In pure PyTorch, runtime may or may not improve because the streaming version does more Python-level looping and launches more kernels. The real win of FlashAttention comes when these steps are fused into a single CUDA kernel that keeps intermediate values on-chip. Still, the memory reduction shows up immediately.


In [None]:

def benchmark(fn, warmup=5, iters=20):
    for _ in range(warmup):
        _ = fn()
    if device == "cuda":
        torch.cuda.synchronize()
    t0 = time.perf_counter()
    for _ in range(iters):
        _ = fn()
    if device == "cuda":
        torch.cuda.synchronize()
    t1 = time.perf_counter()
    return (t1 - t0) / iters

def peak_mem_bytes(fn):
    if device != "cuda":
        return None
    torch.cuda.reset_peak_memory_stats()
    _ = fn()
    torch.cuda.synchronize()
    return torch.cuda.max_memory_allocated()
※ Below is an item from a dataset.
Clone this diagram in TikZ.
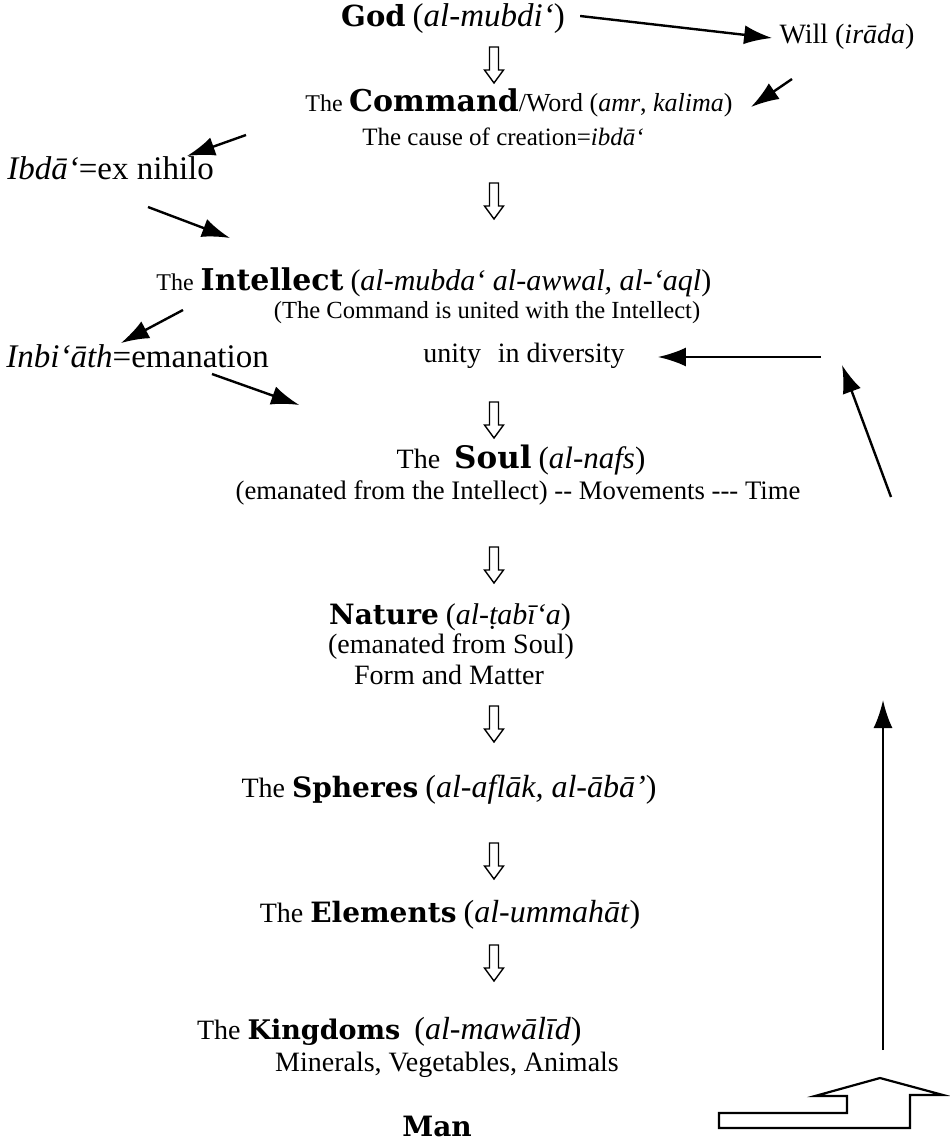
\documentclass[tikz,border=0pt]{standalone}
\usepackage{fontspec}
\setmainfont{Liberation Serif}
\newfontfamily\keyfont{DejaVu Serif}
\usetikzlibrary{arrows.meta, calc}
\newcommand\keyword[2][14]{{\keyfont\bfseries\fontsize{#1}{#1}\selectfont #2}}
\newcommand\translit[2][16]{{\fontsize{#1}{#1}\selectfont (\textit{#2})}}

\begin{document}
\begin{tikzpicture}[x=0.5pt, y=-0.5pt,
    level/.style = {inner sep=0pt, font=\fontsize{14}{17}\selectfont},
    small/.style = {inner sep=0pt, font=\fontsize{12.5}{15}\selectfont},
    gloss/.style = {inner sep=0pt, font=\fontsize{16.5}{19}\selectfont},
    link/.style = {-{Latex[length=14pt, width=9.5pt]}, line width=1.2pt},
    sink/.pic = {\draw [line width=0.7pt] (-4.5, 0) -- (-4.5, 23) -- (-9.5, 23) -- (0, 36)
                       -- (9.5, 23) -- (4.5, 23) -- (4.5, 0) -- cycle;}]
  \useasboundingbox (0, 0) rectangle (949, 1140);

  % Levels.
  \node at (453, 19) [level, name=God] {\keyword[14.5]{God} \translit[16.5]{al-mubdi‘}};
  \node at (847, 37) [level, name=Will] {Will (\textit{irāda})};
  \node at (519, 103) [small, font=\fontsize{13}{15}\selectfont, name=Command] {{\fontsize{12}{14}\selectfont The} \keyword[15]{Command}/Word (\textit{amr}, \textit{kalima})};
  \node at (503, 137) [small, name=Cause] {The cause of creation=\textit{ibdā‘}};
  \node at (7, 168) [gloss, anchor=west, name=Ibda] {\textit{Ibdā‘}=ex nihilo};
  \node at (156, 282) [level, anchor=west, name=Intellect] {{\fontsize{12}{14}\selectfont The} \keyword[15]{Intellect} \translit[15]{al-mubda‘ al-awwal, al-‘aql}};
  \node at (487, 313) [small, font=\fontsize{12.3}{14}\selectfont, name=United] {(The Command is united with the Intellect)};
  \node at (6, 356) [gloss, anchor=west, name=Inbiath] {\textit{Inbi‘āth}=emanation};
  \node at (524, 356) [level, name=Unity] {unity\hspace{0.6em}in diversity};
  \node at (521, 460) [level, name=Soul] {The\ \ \keyword[15.5]{Soul} \translit[15.5]{al-nafs}};
  \node at (518, 493) [level, font=\fontsize{13.35}{16}\selectfont, name=SoulNote] {(emanated from the Intellect) -{}- Movements -{}-{}- Time};
  \node at (450, 617) [level, name=Nature] {\keyword{Nature} \translit[15]{al-\d{t}abī‘a}};
  \node at (451, 647) [level, name=NatureNote] {(emanated from Soul)};
  \node at (449, 675) [level, name=FormMatter] {Form and Matter};
  \node at (449, 790) [level, name=Spheres] {The \keyword{Spheres} \translit{al-aflāk, al-ābā’}};
  \node at (450, 915) [level, name=Elements] {The \keyword{Elements} \translit{al-ummahāt}};
  \node at (582, 1032) [level, anchor=east, name=Kingdoms] {The \keyword[13.5]{Kingdoms}\ \ \translit{al-mawālīd}};
  \node at (447, 1065) [level, name=Minerals] {Minerals, Vegetables, Animals};
  \node at (437, 1126) [level, name=Man] {\keyword{Man}};

  % Descent between the levels.
  \foreach \y in {47, 183, 402, 547, 706, 843, 945}
    \pic at (494, \y) {sink};

  % Side arrows.
  \draw [link] ($(God.east)+(15, -3)$)
             to ($(Will.west)+(-7, 1)$);
  \draw [link] ($(Will.center)+(-55, 42)$)
             to ($(Command.east)+(18, 4)$);
  \draw [link] ($(Command.west)+(-59, 32)$)
             to ($(Ibda.west)+(180, -12)$);
  \draw [link] ($(Ibda.west)+(141, 39)$)
             to ($(Intellect.west)+(74, -44)$);
  \draw [link] ($(Intellect.west)+(27, 28)$)
             to ($(Inbiath.west)+(115, -13)$);
  \draw [link] ($(Inbiath.west)+(206, 18)$)
             to ($(Soul.west)+(-97, -55)$);

  % Return from Man.
  \coordinate (Rise) at (883, 1050);
  \coordinate (RiseTop) at (883, 700);
  \coordinate (Slant) at (891, 497);
  \coordinate (SlantTop) at (842, 365);
  \coordinate (Back) at (821, 357);
  \draw [line width=1.1pt] (719, 1113) -- (847, 1113) -- (847, 1096) -- (815, 1096)
        -- (880, 1078) -- (943, 1095) -- (910, 1095) -- (910, 1128) -- (719, 1128) -- cycle;
  \draw [link] (Rise)
             to (RiseTop);
  \draw [link] (Slant)
             to (SlantTop);
  \draw [link] (Back)
             to ($(Unity.east)+(33, 1)$);
\end{tikzpicture}
\end{document}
def run_bench_suite(B=2, H=8, D=64, dtype=None, causal=False, Ts=(512, 1024, 2048)):
    if dtype is None:
        dtype = torch.float16 if device == "cuda" else torch.float32

    rows = []
    for T in Ts:
        Q = torch.randn(B,H,T,D, device=device, dtype=dtype)
        K = torch.randn(B,H,T,D, device=device, dtype=dtype)
        V = torch.randn(B,H,T,D, device=device, dtype=dtype)

        naive_fn = lambda: attention_naive(Q.float(), K.float(), V.float(), causal=causal).to(dtype)
        stream_fn = lambda: attention_streaming_online_softmax(Q, K, V, causal=causal, block_q=128, block_k=128)

        naive_time = benchmark(naive_fn)
        stream_time = benchmark(stream_fn)

        naive_mem = peak_mem_bytes(naive_fn)
        stream_mem = peak_mem_bytes(stream_fn)

        rows.append((T, naive_time, stream_time, naive_mem, stream_mem))
    return rows

rows = run_bench_suite(B=2, H=8, D=64, causal=True, Ts=(512, 1024, 2048))

print("T | naive_ms | streaming_ms | naive_peak_mem_MB | streaming_peak_mem_MB")
for T, t_naive, t_stream, m_naive, m_stream in rows:
    naive_ms = t_naive * 1000
    stream_ms = t_stream * 1000
    if m_naive is None:
        print(f"{T:4d} | {naive_ms:8.3f} | {stream_ms:11.3f} | (cpu) | (cpu)")
    else:
        naive_mb = m_naive / (1024**2)
        stream_mb = m_stream / (1024**2)
        print(f"{T:4d} | {naive_ms:8.3f} | {stream_ms:11.3f} | {naive_mb:17.1f} | {stream_mb:20.1f}")



## 10. The bridge to CUDA (next post)

What we implemented is the algorithmic core: tiled computation plus online softmax.

The CUDA version will keep the same mathematical structure, but it will change *how* the work is scheduled:
it will load tiles into on-chip memory, fuse operations, reduce global memory traffic, and compute outputs efficiently.

A clean next step is to implement only the **forward** kernel first, validate it against the reference, and then move to backward once forward is solid.